Problem to work on
Can you set down, exactly as they appear below, the lines from the opening of the material through the one bearing "(10,583) -- (520,716);", minus the pictures?

Data shown
========

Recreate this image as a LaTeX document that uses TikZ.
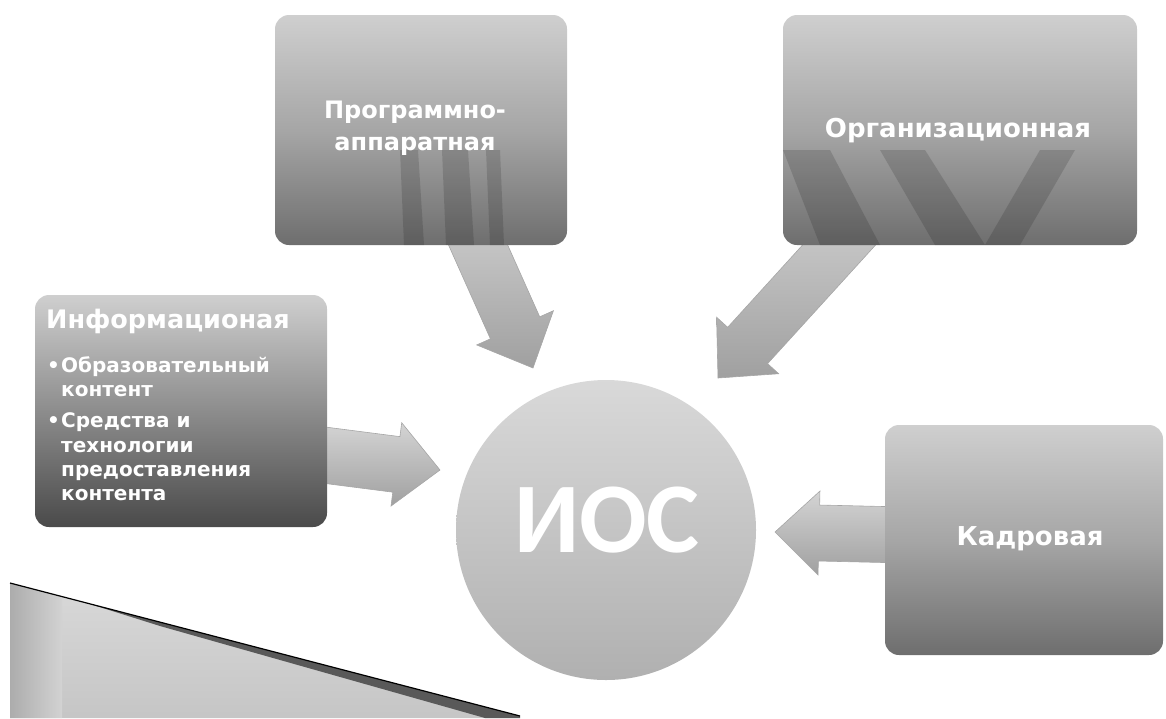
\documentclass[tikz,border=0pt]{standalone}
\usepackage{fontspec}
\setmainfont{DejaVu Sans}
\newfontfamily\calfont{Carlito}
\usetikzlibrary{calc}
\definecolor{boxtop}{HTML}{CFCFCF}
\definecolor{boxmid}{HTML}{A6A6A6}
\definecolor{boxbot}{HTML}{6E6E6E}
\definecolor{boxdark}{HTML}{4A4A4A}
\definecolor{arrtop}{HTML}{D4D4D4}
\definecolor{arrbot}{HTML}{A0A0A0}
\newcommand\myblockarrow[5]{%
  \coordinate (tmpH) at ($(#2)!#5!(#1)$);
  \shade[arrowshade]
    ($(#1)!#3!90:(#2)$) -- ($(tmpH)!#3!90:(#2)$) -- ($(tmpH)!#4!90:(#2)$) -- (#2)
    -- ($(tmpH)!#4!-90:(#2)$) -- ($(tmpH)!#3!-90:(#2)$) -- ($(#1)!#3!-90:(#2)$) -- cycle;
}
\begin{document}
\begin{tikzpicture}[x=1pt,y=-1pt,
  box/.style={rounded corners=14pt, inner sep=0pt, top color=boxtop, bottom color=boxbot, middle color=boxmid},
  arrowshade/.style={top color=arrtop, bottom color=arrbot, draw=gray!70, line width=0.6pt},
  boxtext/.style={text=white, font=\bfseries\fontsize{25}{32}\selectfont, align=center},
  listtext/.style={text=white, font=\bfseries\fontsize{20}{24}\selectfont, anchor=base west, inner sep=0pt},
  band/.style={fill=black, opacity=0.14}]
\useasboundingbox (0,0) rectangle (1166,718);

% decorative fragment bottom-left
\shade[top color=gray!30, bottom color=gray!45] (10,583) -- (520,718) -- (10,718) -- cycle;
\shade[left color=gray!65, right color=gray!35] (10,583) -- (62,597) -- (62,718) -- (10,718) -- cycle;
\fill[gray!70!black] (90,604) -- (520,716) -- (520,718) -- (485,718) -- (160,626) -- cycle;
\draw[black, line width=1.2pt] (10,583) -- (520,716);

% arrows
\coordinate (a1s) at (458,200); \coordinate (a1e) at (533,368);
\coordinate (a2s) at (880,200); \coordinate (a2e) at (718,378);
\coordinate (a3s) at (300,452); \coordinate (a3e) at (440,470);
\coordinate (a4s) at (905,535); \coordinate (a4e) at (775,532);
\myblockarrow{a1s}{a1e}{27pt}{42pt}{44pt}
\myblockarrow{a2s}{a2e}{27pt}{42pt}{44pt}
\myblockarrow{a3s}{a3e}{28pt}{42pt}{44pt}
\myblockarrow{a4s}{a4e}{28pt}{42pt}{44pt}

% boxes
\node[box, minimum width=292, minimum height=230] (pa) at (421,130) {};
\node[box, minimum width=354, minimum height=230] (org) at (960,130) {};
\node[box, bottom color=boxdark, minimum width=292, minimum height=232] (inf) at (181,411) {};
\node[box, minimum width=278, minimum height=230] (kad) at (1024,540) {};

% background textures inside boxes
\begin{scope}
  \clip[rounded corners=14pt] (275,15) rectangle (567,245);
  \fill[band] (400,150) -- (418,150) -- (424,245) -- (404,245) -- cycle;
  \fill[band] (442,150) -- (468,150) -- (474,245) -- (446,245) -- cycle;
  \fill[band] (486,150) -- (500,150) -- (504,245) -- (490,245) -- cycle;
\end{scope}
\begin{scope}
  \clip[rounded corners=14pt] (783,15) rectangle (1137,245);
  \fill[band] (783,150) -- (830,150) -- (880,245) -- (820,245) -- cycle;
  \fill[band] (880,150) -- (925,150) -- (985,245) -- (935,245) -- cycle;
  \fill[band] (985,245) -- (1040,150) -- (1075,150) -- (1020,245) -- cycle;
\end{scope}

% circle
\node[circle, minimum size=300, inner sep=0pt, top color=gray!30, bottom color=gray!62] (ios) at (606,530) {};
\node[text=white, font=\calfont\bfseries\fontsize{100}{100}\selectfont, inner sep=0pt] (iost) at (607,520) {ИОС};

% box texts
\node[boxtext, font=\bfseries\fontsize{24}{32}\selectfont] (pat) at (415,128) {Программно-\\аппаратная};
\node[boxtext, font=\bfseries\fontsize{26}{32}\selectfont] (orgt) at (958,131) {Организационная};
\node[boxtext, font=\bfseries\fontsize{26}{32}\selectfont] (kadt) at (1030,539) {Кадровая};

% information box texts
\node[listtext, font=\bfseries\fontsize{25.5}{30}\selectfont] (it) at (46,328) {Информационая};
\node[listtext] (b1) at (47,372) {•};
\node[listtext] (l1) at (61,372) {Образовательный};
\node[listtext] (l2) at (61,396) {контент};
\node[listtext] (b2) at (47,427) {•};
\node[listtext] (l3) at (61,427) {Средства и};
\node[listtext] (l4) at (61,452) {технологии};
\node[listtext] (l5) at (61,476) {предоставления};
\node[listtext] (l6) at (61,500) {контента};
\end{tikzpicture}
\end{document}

========

Exercise output
Recreate this image as a LaTeX document that uses TikZ.
\documentclass[tikz,border=0pt]{standalone}
\usepackage{fontspec}
\setmainfont{DejaVu Sans}
\newfontfamily\calfont{Carlito}
\usetikzlibrary{calc}
\definecolor{boxtop}{HTML}{CFCFCF}
\definecolor{boxmid}{HTML}{A6A6A6}
\definecolor{boxbot}{HTML}{6E6E6E}
\definecolor{boxdark}{HTML}{4A4A4A}
\definecolor{arrtop}{HTML}{D4D4D4}
\definecolor{arrbot}{HTML}{A0A0A0}
\newcommand\myblockarrow[5]{%
  \coordinate (tmpH) at ($(#2)!#5!(#1)$);
  \shade[arrowshade]
    ($(#1)!#3!90:(#2)$) -- ($(tmpH)!#3!90:(#2)$) -- ($(tmpH)!#4!90:(#2)$) -- (#2)
    -- ($(tmpH)!#4!-90:(#2)$) -- ($(tmpH)!#3!-90:(#2)$) -- ($(#1)!#3!-90:(#2)$) -- cycle;
}
\begin{document}
\begin{tikzpicture}[x=1pt,y=-1pt,
  box/.style={rounded corners=14pt, inner sep=0pt, top color=boxtop, bottom color=boxbot, middle color=boxmid},
  arrowshade/.style={top color=arrtop, bottom color=arrbot, draw=gray!70, line width=0.6pt},
  boxtext/.style={text=white, font=\bfseries\fontsize{25}{32}\selectfont, align=center},
  listtext/.style={text=white, font=\bfseries\fontsize{20}{24}\selectfont, anchor=base west, inner sep=0pt},
  band/.style={fill=black, opacity=0.14}]
\useasboundingbox (0,0) rectangle (1166,718);

% decorative fragment bottom-left
\shade[top color=gray!30, bottom color=gray!45] (10,583) -- (520,718) -- (10,718) -- cycle;
\shade[left color=gray!65, right color=gray!35] (10,583) -- (62,597) -- (62,718) -- (10,718) -- cycle;
\fill[gray!70!black] (90,604) -- (520,716) -- (520,718) -- (485,718) -- (160,626) -- cycle;
\draw[black, line width=1.2pt] (10,583) -- (520,716);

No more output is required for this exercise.